Peter T. Sheehey, Joyce A. Guzik, Ronald C. Kirkpatrick, Irvin R. Lindemuth, David W. Scudder, Jack S. Shlachter, Frederick J. Wysocki
Fusion Science and Technology | Volume 30 | Number 3 | December 1996 | Pages 1355-1359
Innovative Approaches to Fusion Energy | doi.org/10.13182/FST96-A11963137
Articles are hosted by Taylor and Francis Online.
In Magnetized Target Fusion (MTF), a preheated and magnetized target plasma is hydrodynamically compressed to fusion conditions.1,2 Because the magnetic field suppresses losses by electron thermal conduction in the fuel during the target implosion heating process, the compression may be over a much longer time scale than in traditional inertial confinement fusion (ICF). Bigger targets and much lower initial target densities than in ICF can be used, reducing radiative energy losses. Therefore, “liner-on-plasma” compressions, driven by relatively inexpensive electrical pulsed power, may be practical.
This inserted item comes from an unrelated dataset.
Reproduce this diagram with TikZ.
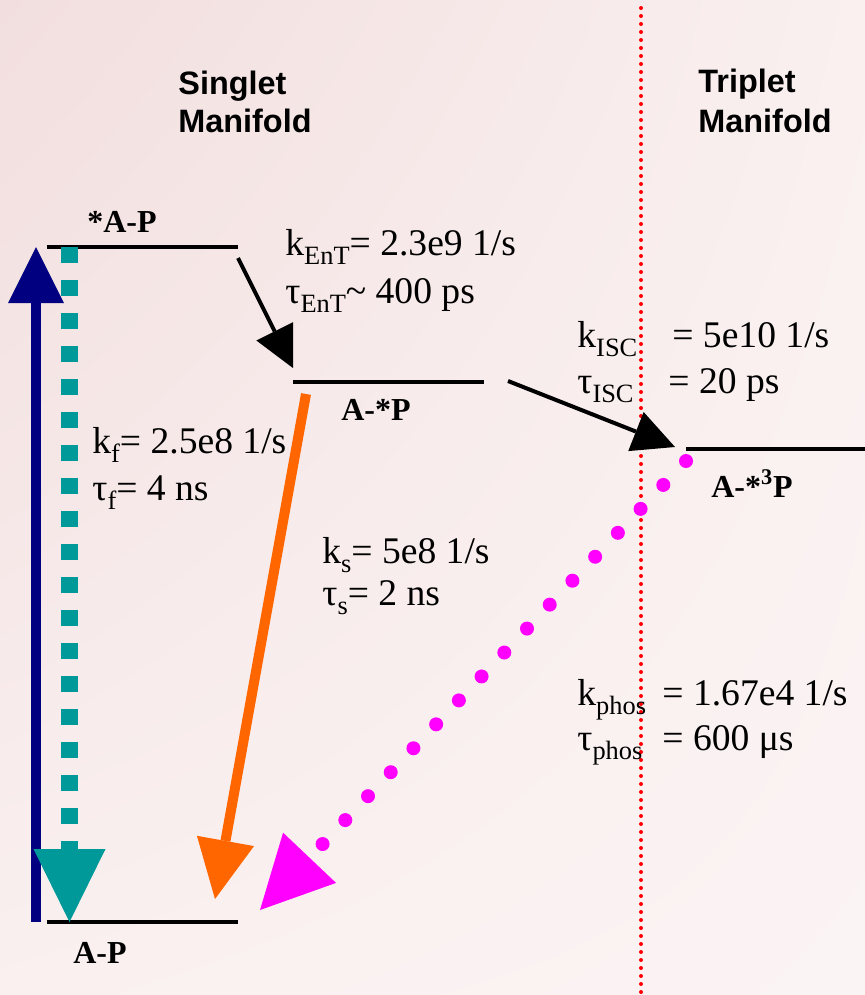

Potential MTF target plasmas must meet minimum temperature, density, and magnetic field starting conditions, and must remain relatively free of high-Z radiation-cooling-enhancing contaminants. At Los Alamos National Laboratory, computational and experimental research is being pursued into MTF target plasmas, such as deuterium-fiber-initiated Z-pinches,3 and the Russian-originated “MAGO” plasma.4 In addition, liner-on-plasma compressions of such target plasmas to fusion conditions are being computationally modeled, and experimental investigation of such heavy liner implosions has begun. The status of the research will be presented.